Still looking for a place to spend summer in the Hamptons this year? This article about the very expensive former summer home of an extremely famous American icon will probably not help you at all. But that’s not why you’re here. You’re here for a little quarantine real estate porn, in which case, welcome to the childhood summer home of Jacqueline Kennedy Onassis.
The East Hampton home in which Onassis spent summers with her parents was recently listed for $7.5 million, Town & Country reported. Built in 1865, the estate first passed into the former First Lady’s family when her grandfather, lawyer and stock broker John Vernou Bouvier Jr., purchased the residence in the early 1900s.
Bouvier upgraded to a nearby mansion, Lasata, in 1925, leaving Onassis and her parents to summer at the “more modest” 4,291-square-foot Wildmoor, where the Bouviers hosted parties and weekend polo matches.
The house boasts six bedrooms and four-and-a-half bathrooms, as well as a wraparound porch and large second-floor terrace, and a solarium dining room leading out into the garden.
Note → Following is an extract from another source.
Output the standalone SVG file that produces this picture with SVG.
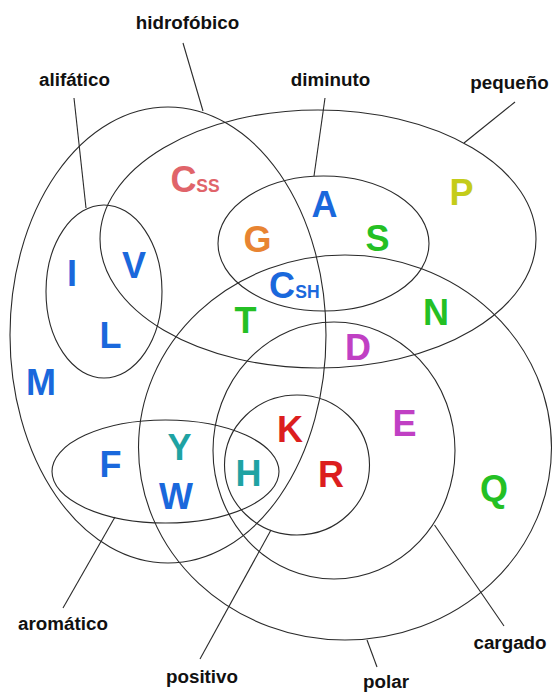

The home has also retained its original clawfoot bathtub and tiling around two fireplaces, despite changing hands several times since the Bouviers’ tenure.
Among the home’s post-Bouvier owners is abstract artist Adolph Gottlieb, who converted the former carriage house into an art studio after purchasing the residence in 1960.
According to the Wall Street Journal, the home was most recently owned by the estate of the late Richard D. Spizzirri. The listing is held by Paula S. Bulter of Sotheby’s International realty.